There is plenty of room on the cutting edge. But then there is plenty of room if the entire world is your stage. You have to be willing to go wherever there might be opportunities for growth.
And money does not differentiate between one sector and the other. New hot domains will emerge. Clean tech, bio tech, nano tech are the obvious names being bounced around. And there are old names. I believe microfinance could easily digest a few trillion dollars. All that money the Wall Street junkies sunk into
real estate the past decade and brought the house down for the rest of us, if they had been innovative, they would have taken some of that money into microfinance.
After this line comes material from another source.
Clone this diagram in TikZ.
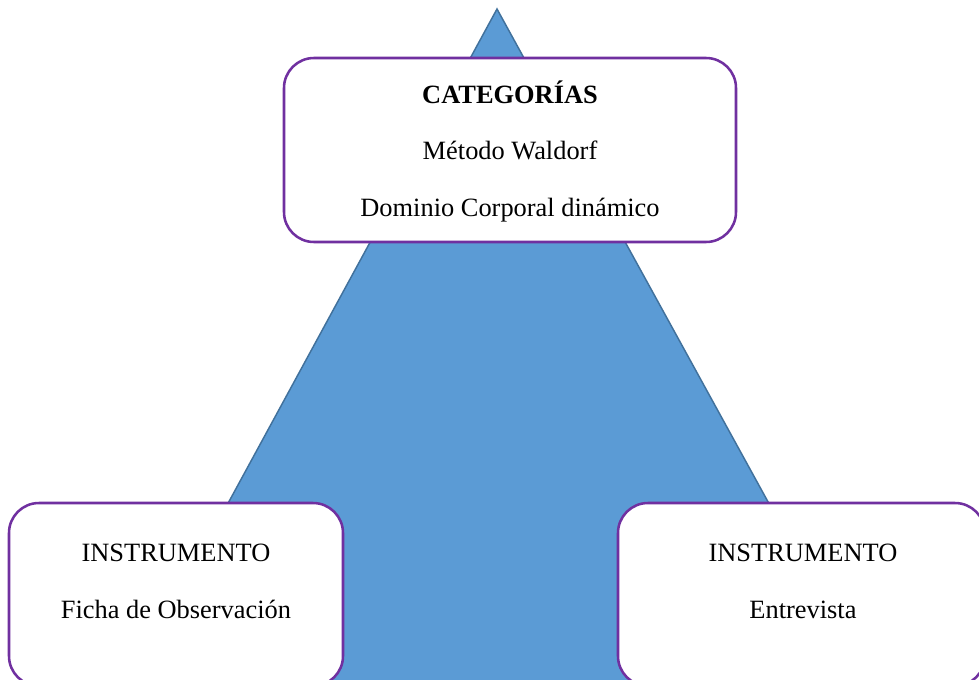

Summary statement: things are exciting, and are getting heated up. I can't even see five years out, let alone 10.
Fred Wilson:
Some Thoughts On The Seed Fund Phenomenon
I blog because it helps me think through a lot of issues we face in our business ...... it still takes on average $20mm to get a web startup to sustainable positive cash flow. But the vast majority of that capital will be required after the business has "traction." ..... What has changed in technology venture capital is not so much the total capital requirements, but when they are required. ..... Dennis and Naveen had built the service all by themselves and had just lured Harry onto their team. They needed no capital to do that. In fact they did not even have a bank account when we went to close our seed investment...... The deals that work get very competitive when it is time to raise real money. ..... First Round Capital, the grandaddy of the web 2.0 super seed funds, has now evolved into a firm that is twice as big as our firm in terms of investors and they have more capital under management than we do. And I've met a couple investors who are talking about creating "seed bridge funds." I think that's a great idea..... We are still figuring out to evolve the VC business to reflect the change in financing needs of entrepreneurs and we aren't done by a long shot.
Paul Kedrosky:
The Coming Super-Seed Crash
a combination of ease of entry, lower capital requirements, failing incumbent venture capital (VC) firms, and general fervor has driven the emergence of a host of new "super-seed" firms. These small-ish outfits -- usually running less than $20m -- specialize in seeding a bazillion companies, following on in very few, and generally trying to be fast-moving and networked. ..... Nor does it mean that incumbent VCs will once again rule the world with mega funds. Many of them, like the dinosaurs, have turned out to be evolutionary dead-ends that couldn't adapt with a changing financial landscape. ..... Declining average cost of company creation is driving declining average cost of venture firm creation. ...... Incumbent VCs make up shit about the inadequacies of super-angel funds ..... Venture capital is hard, whether practiced by brain-dead VC incumbents, or by smart and nimble super-angels. Most VCs, and most angels, fail -- it's just that its takes 10 years to kill a VC fund ..... as incumbent VCs justifiably vanish en masse, niche overshoot seems almost ecologically inevitable among super-seed funds.
Chris Dixon:
It’s Not That Seed Investors Are Smarter – It’s That Entrepreneurs Are
was a very common occurrence before the rise of seed funds, due to VCs pressuring entrepreneurs to raise more money than they needed so the VCs could “put more money to work.” ..... I thought the brands of the big VCs would help me and didn’t really understand the dynamics of fund raising. ..... Today, entrepreneurs are much savvier, thanks to the proliferation of good advice on blogs, via mentorship programs, and a generally more active and connected entrepreneur community. ...... prominent seed funds will outperform top-tier VC funds
John Boyd:
The Rush To Early Seed Stage: Later Stage Implications And Top 7 Mature Themes
every time I turn my head there is another seed incubator popping up. .... Things are not as active in traditional venture capital funds as many struggle to raise super sized funds and maintain the flow of fees. Angels and incubators, on the other hand, are exceedingly active. ...... While some of these early stage deals will be capital efficient even in later stages, many will still need relatively large raises that angels and incubators just can't handle. ..... an early stage deal has to reinvent itself multiple times. ..... Some really famous seed investors use the shotgun approach. ..... Early stage investing requires an ability to go from failure to failure without any measure of diminished hope or exuberance. To me that implies a lot of the ex-corp dev guys and lawyers who are now active seed investors may drop off. ....... My relationships with teams I've invested with early on are like family as you are often in some pretty thick battles with them. ....... Right now we don't have enough competition in broadband and too much spectrum is tied up warehoused in too few hands.